Rachel (and we in the audience watching) assumed a specific end was possible, something she could do to stop Samara. Like Sam and Dean burning the bones of a ghost in Supernatural or similar goings on in many another ghost story, destroying the remains or, in this case, giving them a proper burial, should solve things. Wee (2011) describes “Hollywood’s commitment to a ‘goal-oriented protagonist’ and the need for a clear (read ‘rational’) cause-and-effect progression culminating in neat narrative closure” (p. 53).

(Not to suggest that Reiko is not also seeking closure in Ringu; everyone wants closure.)

Martin (2009) points out that critics (particularly British critics, though I’m sure the same was true of American critics at the time), “Rather than trying to understand [Ringu] in terms of it’s Japanese-ness, or its universality... (mostly) understood the film simply in terms of Western traditions” (p. 49).
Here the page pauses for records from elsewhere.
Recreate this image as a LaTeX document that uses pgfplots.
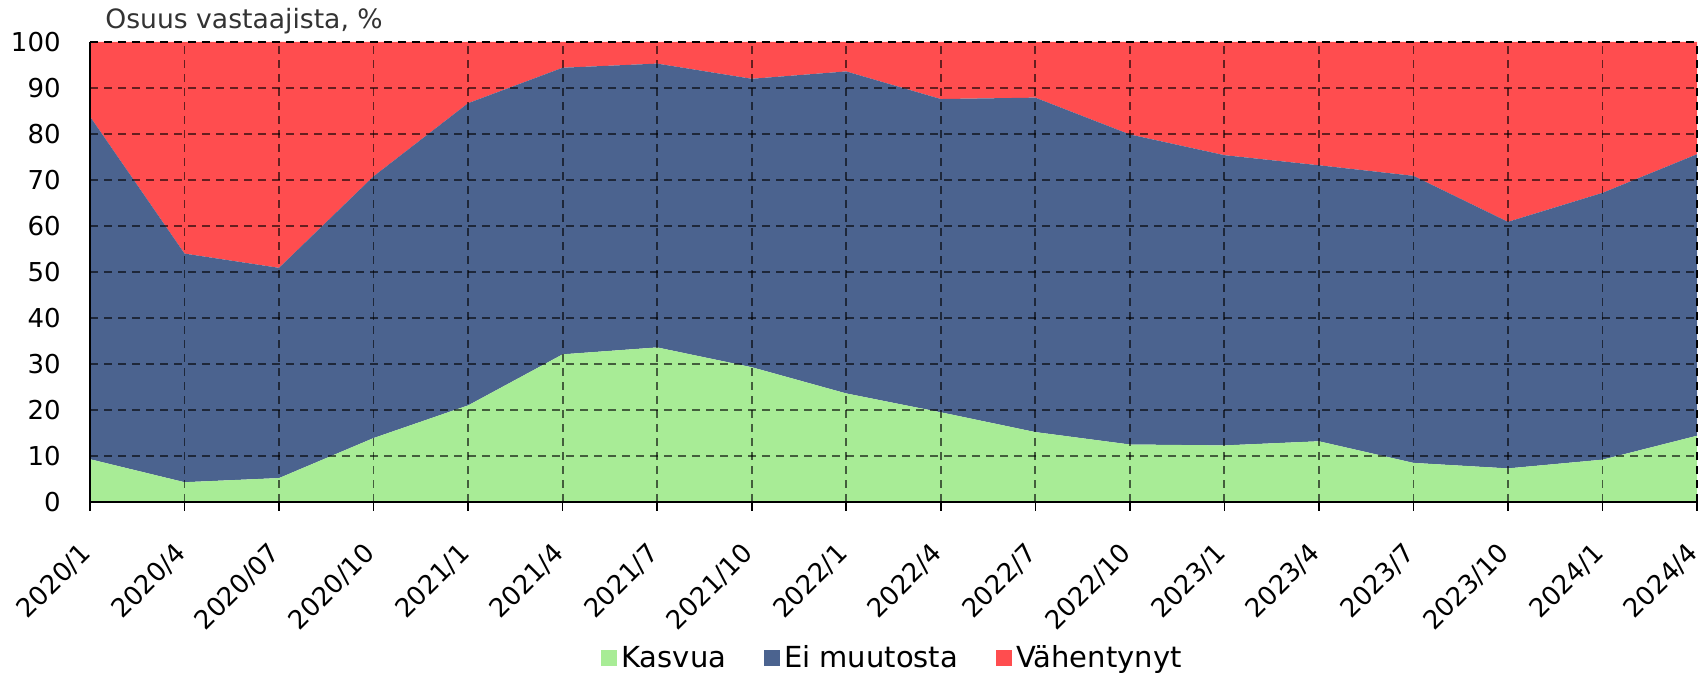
\documentclass[border=0pt]{standalone}
\usepackage{pgfplots}
\pgfplotsset{compat=1.18}
\usepackage{fontspec}
\setmainfont{DejaVu Sans}
\definecolor{cgreen}{HTML}{A8EC96}
\definecolor{cblue}{HTML}{4B638F}
\definecolor{cred}{HTML}{FF4D4F}
\begin{document}
\begin{tikzpicture}
\path[use as bounding box] (-45pt,-85.5pt) rectangle (807pt,251pt);
\begin{axis}[
  name=ax,
  scale only axis,
  width=803.5pt, height=230pt,
  xmin=0, xmax=17, ymin=0, ymax=100,
  stack plots=y,
  axis on top,
  axis x line*=bottom, axis y line*=left,
  axis line style={line width=1pt, black, -},
  xtick={0,...,17},
  xticklabels={2020/1,2020/4,2020/07,2020/10,2021/1,2021/4,2021/7,2021/10,2022/1,2022/4,2022/7,2022/10,2023/1,2023/4,2023/7,2023/10,2024/1,2024/4},
  ytick={0,10,...,90},
  extra y ticks={100},
  extra y tick style={grid style={black, opacity=1, dash pattern=on 4pt off 3pt, line width=0.9pt}},
  extra x ticks={17},
  extra x tick labels={},
  extra x tick style={grid style={black, opacity=1, dash pattern=on 4pt off 3pt, line width=0.9pt}},
  grid=major,
  grid style={black, opacity=0.6, dash pattern=on 4pt off 3pt, line width=0.9pt},
  tick align=outside,
  major tick length=4.5pt,
  xtick style={line width=0.8pt, black},
  ytick style={draw=none},
  tick label style={font=\fontsize{13}{15}\selectfont},
  /pgf/number format/assume math mode=true,
  yticklabel style={anchor=east, inner sep=0pt, xshift=-10pt},
  xticklabel style={inner sep=0pt, xshift=-5.5pt, yshift=-15pt, rotate=45, anchor=north east},
  legend style={at={(0.5,-0.339)}, anchor=center, draw=none, fill=none,
    legend columns=-1, font=\fontsize{14.5}{16}\selectfont,
    /tikz/every even column/.append style={column sep=17pt},
    inner sep=0pt},
  legend cell align=left,
]
\addplot[fill=cgreen, draw=none, legend image code/.code={\fill[cgreen] (0pt,-4pt) rectangle (8pt,4pt);}] coordinates {
(0,9.3) (1,4.3) (2,5.2) (3,13.9) (4,21.0) (5,32.1) (6,33.6) (7,29.3) (8,23.6)
(9,19.5) (10,15.2) (11,12.5) (12,12.3) (13,13.2) (14,8.5) (15,7.3) (16,9.2) (17,14.4)
} \closedcycle;
\addlegendentry{Kasvua}
\addplot[fill=cblue, draw=none, legend image code/.code={\fill[cblue] (0pt,-4pt) rectangle (8pt,4pt);}] coordinates {
(0,74.5) (1,49.7) (2,45.7) (3,56.9) (4,65.7) (5,62.3) (6,61.7) (7,62.7) (8,70.0)
(9,68.1) (10,72.7) (11,67.4) (12,63.1) (13,60.0) (14,62.4) (15,53.6) (16,58.0) (17,61.2)
} \closedcycle;
\addlegendentry{Ei muutosta}
\addplot[fill=cred, draw=none, legend image code/.code={\fill[cred] (0pt,-4pt) rectangle (8pt,4pt);}] coordinates {
(0,16.2) (1,46.0) (2,49.1) (3,29.2) (4,13.3) (5,5.6) (6,4.7) (7,8.0) (8,6.4)
(9,12.4) (10,12.1) (11,20.1) (12,24.6) (13,26.8) (14,29.1) (15,39.1) (16,32.8) (17,24.4)
} \closedcycle;
\addlegendentry{Vähentynyt}
\end{axis}
\node[anchor=base west, inner sep=0pt, font=\fontsize{13.3}{15}\selectfont, text=black!80] at ([xshift=7.5pt, yshift=6.5pt]ax.north west) {Osuus vastaajista, \%};
\end{tikzpicture}
\end{document}
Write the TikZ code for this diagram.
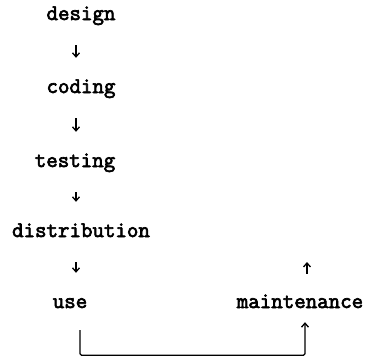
\documentclass[tikz,border=0pt]{standalone}
\usepackage{fontspec}
\setmonofont{Latin Modern Mono}[AutoFakeBold=3]
\usetikzlibrary{arrows.meta}
\begin{document}
\begin{tikzpicture}[x=1pt,y=-1pt,
  lbl/.style={font=\ttfamily\bfseries\fontsize{22.3}{24}\selectfont, anchor=base, inner sep=0pt, text height=13pt, text depth=4pt},
  arr/.style={line width=1.3pt, -{Straight Barb[length=4pt,width=7pt]}},
  flow/.style={arr, shorten <=21pt, shorten >=22pt},
  loopback/.style={arr, rounded corners=1.5pt}]
\useasboundingbox (0,0) rectangle (367,360);
\node[lbl] (design) at (81,20) {design};
\node[lbl] (coding) at (81,93) {coding};
\node[lbl] (testing) at (75,167) {testing};
\node[lbl] (distribution) at (81,237) {distribution};
\node[lbl] (use) at (70,308) {use};
\node[lbl] (maintenance) at (300,308) {maintenance};
\coordinate (mtop) at (307,262);
\draw[flow] ([xshift=-5pt]design.south) -- ([xshift=-5pt]coding.north);
\draw[flow] ([xshift=-5pt]coding.south) -- ([xshift=1pt]testing.north);
\draw[flow] ([xshift=1pt]testing.south) -- ([xshift=-5pt]distribution.north);
\draw[flow] ([xshift=-5pt]distribution.south) -- ([xshift=6pt]use.north);
\draw[arr] ([xshift=7pt,yshift=21pt]maintenance.north) -- (mtop);
\draw[loopback] ([xshift=10pt,yshift=-18pt]use.south) -- ++(0,25) -| ([xshift=5pt,yshift=-10pt]maintenance.south);
\end{tikzpicture}
\end{document}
Even with The Ring, we have to remember that it is not an originally-American story. It is a Japanese story with American details (just barely) grafted on.

Of course, even better yet, let the film stand on its own as well. Look at it in terms of horror films in general, look at it in terms of Japanese films, of Japanese horror films, in terms of film in general, and look at it on its own terms. The Ring has its flaws, some painful dialogue here and there, some bits of acting that could have used another take, but overall, it makes for a well-constructed horror experience, borrowing from Japanese cultural details but painting over them just well enough that even a particularly Amerocentric audience member can still enjoy it.

Works Cited

Dyer, P. (2010, October 19). Screenplay Structure [Web log post]. Doctor My Script. http://www.doctormyscript.com/2010/10/screenplay-structure.html

Martin, D. (2009). Japan’s Blair Witch: Restraint, Maturity, and Generic Canons in the British Critical Reception of Ring. Cinema Journal 48:3. pp. 35-51.

Wee, V. (2011). Visual Aesthetics and Ways of Seeing: Comparing Ringu and The Ring. Cinema Journal 50:2. pp. 41-60.